▶ [Exercise instructions]:
Repeat each entry word for word. Leave any images out of the copy.

▶ [Records for this exercise]:

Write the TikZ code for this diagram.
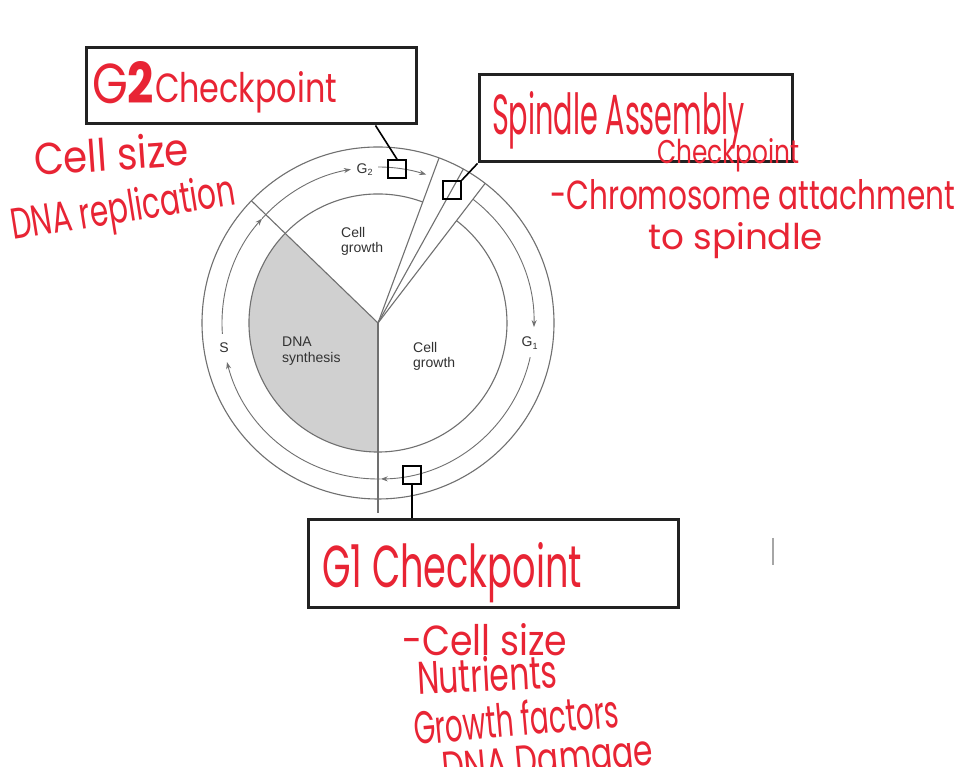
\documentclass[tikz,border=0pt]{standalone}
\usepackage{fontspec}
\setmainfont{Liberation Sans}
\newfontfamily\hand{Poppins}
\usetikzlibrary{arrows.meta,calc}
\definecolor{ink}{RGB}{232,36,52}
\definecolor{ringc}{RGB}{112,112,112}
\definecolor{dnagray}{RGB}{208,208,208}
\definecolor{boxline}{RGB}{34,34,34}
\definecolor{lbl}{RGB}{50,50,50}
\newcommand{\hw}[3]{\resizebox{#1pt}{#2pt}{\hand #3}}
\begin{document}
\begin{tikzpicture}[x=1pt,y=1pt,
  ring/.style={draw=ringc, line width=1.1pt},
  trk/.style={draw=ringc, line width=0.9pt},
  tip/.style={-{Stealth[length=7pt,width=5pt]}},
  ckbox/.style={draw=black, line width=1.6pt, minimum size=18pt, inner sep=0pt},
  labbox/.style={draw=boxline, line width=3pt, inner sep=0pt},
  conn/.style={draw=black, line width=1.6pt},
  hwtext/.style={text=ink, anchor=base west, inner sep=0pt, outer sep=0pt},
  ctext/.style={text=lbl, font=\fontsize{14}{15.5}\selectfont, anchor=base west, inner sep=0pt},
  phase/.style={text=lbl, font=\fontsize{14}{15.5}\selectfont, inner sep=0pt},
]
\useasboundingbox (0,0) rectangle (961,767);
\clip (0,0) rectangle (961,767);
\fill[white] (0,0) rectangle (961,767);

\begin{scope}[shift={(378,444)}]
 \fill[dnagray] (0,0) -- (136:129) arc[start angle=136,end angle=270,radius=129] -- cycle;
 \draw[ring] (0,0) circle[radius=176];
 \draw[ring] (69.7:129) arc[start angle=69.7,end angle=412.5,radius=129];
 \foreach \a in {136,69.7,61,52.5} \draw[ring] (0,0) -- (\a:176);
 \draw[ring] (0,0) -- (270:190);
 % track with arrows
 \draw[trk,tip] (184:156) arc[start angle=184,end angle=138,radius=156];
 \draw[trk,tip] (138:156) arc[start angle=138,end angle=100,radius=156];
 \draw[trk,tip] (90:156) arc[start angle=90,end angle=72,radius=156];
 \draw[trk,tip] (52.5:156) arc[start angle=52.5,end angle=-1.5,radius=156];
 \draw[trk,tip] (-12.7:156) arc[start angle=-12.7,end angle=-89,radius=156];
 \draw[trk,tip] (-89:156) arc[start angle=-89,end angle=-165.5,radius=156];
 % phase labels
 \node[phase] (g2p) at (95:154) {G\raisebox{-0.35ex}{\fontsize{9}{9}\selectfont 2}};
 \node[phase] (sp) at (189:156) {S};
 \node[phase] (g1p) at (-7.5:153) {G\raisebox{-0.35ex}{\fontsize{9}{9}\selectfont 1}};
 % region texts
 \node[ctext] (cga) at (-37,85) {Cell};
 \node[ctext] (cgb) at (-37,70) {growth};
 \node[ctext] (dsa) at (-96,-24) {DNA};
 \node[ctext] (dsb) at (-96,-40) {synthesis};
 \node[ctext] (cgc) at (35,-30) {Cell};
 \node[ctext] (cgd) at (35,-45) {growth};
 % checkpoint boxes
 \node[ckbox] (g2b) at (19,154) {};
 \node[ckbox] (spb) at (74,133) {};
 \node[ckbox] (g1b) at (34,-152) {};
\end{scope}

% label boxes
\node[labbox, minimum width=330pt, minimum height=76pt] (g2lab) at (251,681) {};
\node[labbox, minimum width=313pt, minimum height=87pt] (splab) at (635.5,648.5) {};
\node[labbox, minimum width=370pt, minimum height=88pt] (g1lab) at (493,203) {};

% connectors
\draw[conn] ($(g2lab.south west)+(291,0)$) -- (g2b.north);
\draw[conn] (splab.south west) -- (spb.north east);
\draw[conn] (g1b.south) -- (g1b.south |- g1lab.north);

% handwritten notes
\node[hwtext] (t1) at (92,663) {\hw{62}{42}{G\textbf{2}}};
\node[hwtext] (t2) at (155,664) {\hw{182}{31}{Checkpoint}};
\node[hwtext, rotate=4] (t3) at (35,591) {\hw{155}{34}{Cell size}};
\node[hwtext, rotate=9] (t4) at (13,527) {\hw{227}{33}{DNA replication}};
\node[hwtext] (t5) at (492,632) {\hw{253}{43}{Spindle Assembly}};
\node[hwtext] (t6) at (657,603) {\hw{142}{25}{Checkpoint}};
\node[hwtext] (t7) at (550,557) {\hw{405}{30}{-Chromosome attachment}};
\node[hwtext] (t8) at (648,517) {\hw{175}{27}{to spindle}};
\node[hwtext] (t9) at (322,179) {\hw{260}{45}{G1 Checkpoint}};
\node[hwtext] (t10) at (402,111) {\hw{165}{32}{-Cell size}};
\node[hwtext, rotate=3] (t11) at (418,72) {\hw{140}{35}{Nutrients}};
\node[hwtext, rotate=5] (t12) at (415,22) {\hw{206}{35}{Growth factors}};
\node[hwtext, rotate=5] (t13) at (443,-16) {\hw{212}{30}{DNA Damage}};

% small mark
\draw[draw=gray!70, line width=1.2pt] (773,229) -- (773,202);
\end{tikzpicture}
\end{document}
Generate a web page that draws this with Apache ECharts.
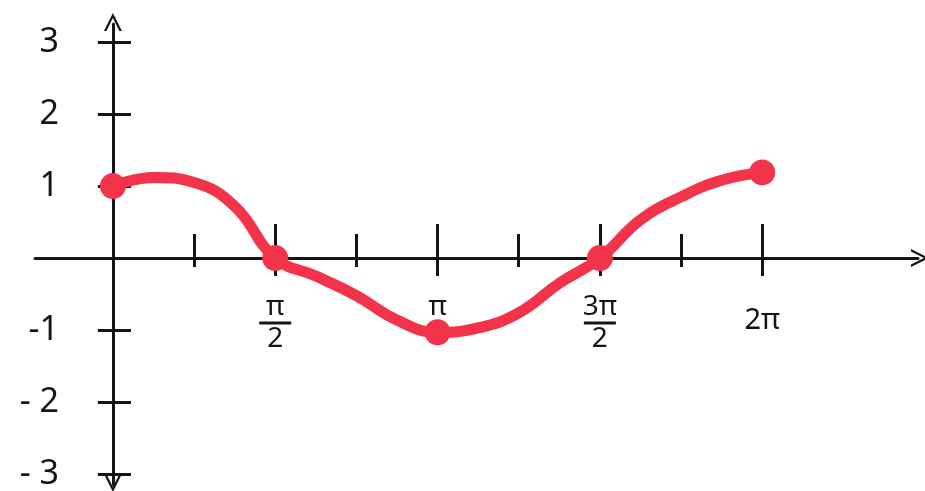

▶ [Response to this exercise]:
Write the TikZ code for this diagram.
\documentclass[tikz,border=0pt]{standalone}
\usepackage{fontspec}
\setmainfont{Liberation Sans}
\newfontfamily\hand{Poppins}
\usetikzlibrary{arrows.meta,calc}
\definecolor{ink}{RGB}{232,36,52}
\definecolor{ringc}{RGB}{112,112,112}
\definecolor{dnagray}{RGB}{208,208,208}
\definecolor{boxline}{RGB}{34,34,34}
\definecolor{lbl}{RGB}{50,50,50}
\newcommand{\hw}[3]{\resizebox{#1pt}{#2pt}{\hand #3}}
\begin{document}
\begin{tikzpicture}[x=1pt,y=1pt,
  ring/.style={draw=ringc, line width=1.1pt},
  trk/.style={draw=ringc, line width=0.9pt},
  tip/.style={-{Stealth[length=7pt,width=5pt]}},
  ckbox/.style={draw=black, line width=1.6pt, minimum size=18pt, inner sep=0pt},
  labbox/.style={draw=boxline, line width=3pt, inner sep=0pt},
  conn/.style={draw=black, line width=1.6pt},
  hwtext/.style={text=ink, anchor=base west, inner sep=0pt, outer sep=0pt},
  ctext/.style={text=lbl, font=\fontsize{14}{15.5}\selectfont, anchor=base west, inner sep=0pt},
  phase/.style={text=lbl, font=\fontsize{14}{15.5}\selectfont, inner sep=0pt},
]
\useasboundingbox (0,0) rectangle (961,767);
\clip (0,0) rectangle (961,767);
\fill[white] (0,0) rectangle (961,767);

\begin{scope}[shift={(378,444)}]
 \fill[dnagray] (0,0) -- (136:129) arc[start angle=136,end angle=270,radius=129] -- cycle;
 \draw[ring] (0,0) circle[radius=176];
 \draw[ring] (69.7:129) arc[start angle=69.7,end angle=412.5,radius=129];
 \foreach \a in {136,69.7,61,52.5} \draw[ring] (0,0) -- (\a:176);
 \draw[ring] (0,0) -- (270:190);
 % track with arrows
 \draw[trk,tip] (184:156) arc[start angle=184,end angle=138,radius=156];
 \draw[trk,tip] (138:156) arc[start angle=138,end angle=100,radius=156];
 \draw[trk,tip] (90:156) arc[start angle=90,end angle=72,radius=156];
 \draw[trk,tip] (52.5:156) arc[start angle=52.5,end angle=-1.5,radius=156];
 \draw[trk,tip] (-12.7:156) arc[start angle=-12.7,end angle=-89,radius=156];
 \draw[trk,tip] (-89:156) arc[start angle=-89,end angle=-165.5,radius=156];
 % phase labels
 \node[phase] (g2p) at (95:154) {G\raisebox{-0.35ex}{\fontsize{9}{9}\selectfont 2}};
 \node[phase] (sp) at (189:156) {S};
 \node[phase] (g1p) at (-7.5:153) {G\raisebox{-0.35ex}{\fontsize{9}{9}\selectfont 1}};
 % region texts
 \node[ctext] (cga) at (-37,85) {Cell};
 \node[ctext] (cgb) at (-37,70) {growth};
 \node[ctext] (dsa) at (-96,-24) {DNA};
 \node[ctext] (dsb) at (-96,-40) {synthesis};
 \node[ctext] (cgc) at (35,-30) {Cell};
 \node[ctext] (cgd) at (35,-45) {growth};
 % checkpoint boxes
 \node[ckbox] (g2b) at (19,154) {};
 \node[ckbox] (spb) at (74,133) {};
 \node[ckbox] (g1b) at (34,-152) {};
\end{scope}

% label boxes
\node[labbox, minimum width=330pt, minimum height=76pt] (g2lab) at (251,681) {};
\node[labbox, minimum width=313pt, minimum height=87pt] (splab) at (635.5,648.5) {};
\node[labbox, minimum width=370pt, minimum height=88pt] (g1lab) at (493,203) {};

% connectors
\draw[conn] ($(g2lab.south west)+(291,0)$) -- (g2b.north);
\draw[conn] (splab.south west) -- (spb.north east);
\draw[conn] (g1b.south) -- (g1b.south |- g1lab.north);

% handwritten notes
\node[hwtext] (t1) at (92,663) {\hw{62}{42}{G\textbf{2}}};
\node[hwtext] (t2) at (155,664) {\hw{182}{31}{Checkpoint}};
\node[hwtext, rotate=4] (t3) at (35,591) {\hw{155}{34}{Cell size}};
\node[hwtext, rotate=9] (t4) at (13,527) {\hw{227}{33}{DNA replication}};
\node[hwtext] (t5) at (492,632) {\hw{253}{43}{Spindle Assembly}};
\node[hwtext] (t6) at (657,603) {\hw{142}{25}{Checkpoint}};
\node[hwtext] (t7) at (550,557) {\hw{405}{30}{-Chromosome attachment}};
\node[hwtext] (t8) at (648,517) {\hw{175}{27}{to spindle}};
\node[hwtext] (t9) at (322,179) {\hw{260}{45}{G1 Checkpoint}};
\node[hwtext] (t10) at (402,111) {\hw{165}{32}{-Cell size}};
\node[hwtext, rotate=3] (t11) at (418,72) {\hw{140}{35}{Nutrients}};
\node[hwtext, rotate=5] (t12) at (415,22) {\hw{206}{35}{Growth factors}};
\node[hwtext, rotate=5] (t13) at (443,-16) {\hw{212}{30}{DNA Damage}};

% small mark
\draw[draw=gray!70, line width=1.2pt] (773,229) -- (773,202);
\end{tikzpicture}
\end{document}
Generate a web page that draws this with Apache ECharts.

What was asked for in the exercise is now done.